Sure, the collaboration might have sounded a little unexpected: an 111-year-old Italian sportswear brand combining with the romantic styles of Colombian designer, Ackermann, in a city in the North of England.
But with Fila’s history a firm part of Manchester youth style – whether worn on the football terraces of the 1980s, or by the acid house ravers of the early-’90s – it made sense.
Taking place in the city’s Mayfield Depot – a cavernous former railway station – the influence of Manchester’s heady nightlife, both past and present, was palpable from the off.
The space was given a facelift in 2019, and now houses up to 10,000 punters most weekends, for parties such as The Warehouse Project. Fittingly, a techno soundtrack kicked off as the first looks were marched down a stark white runway in front of an audience including Andrew Garfield, Emma D’Arcy and New Order legend, Bernard Sumner.

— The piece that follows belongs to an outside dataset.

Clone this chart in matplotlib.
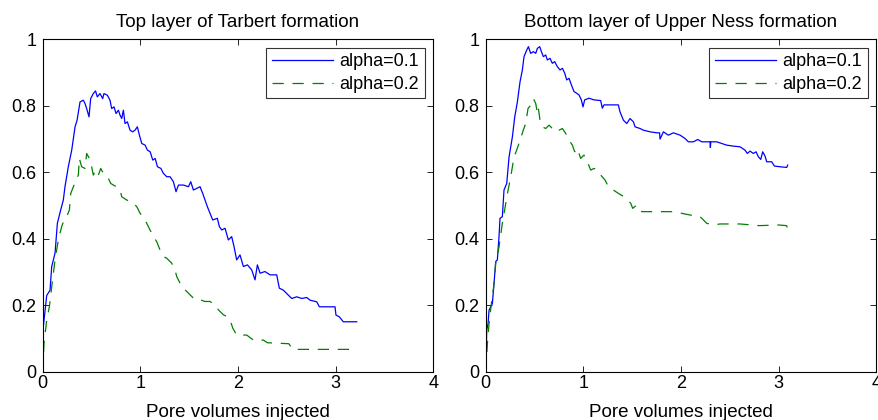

The collaboration took typical elements of a sports collection, such as windbreakers, leggings, bodysuits and swimming trunks, but gave them the Ackmermann punch. Just the colour palette alone was a visual feast, with acid lime greens, electric blues, and tangerine orange all working, somehow, harmoniously with one another.
Ackermann wrote of striving for the “neatness of the youth cultures both Manchester and the rest of England are known for” – and that uniformity came out in droves, with slick bomber jackets, wraparound sunglasses and intense colour blocking forming like a cult movement before our eyes (movement being emphasised in more literal ways, too: bodysuits leaving the legs naked and free, and zip-up track tops massively oversized for space on the dancefloor).
There was nothing half-hearted about this latest collaboration from Fila: an all-dancing, all-moving shake-up of traditional sportswear that felt as giddy and alive as a Friday night in one of Manchester’s storied warehouse raves. Madferit.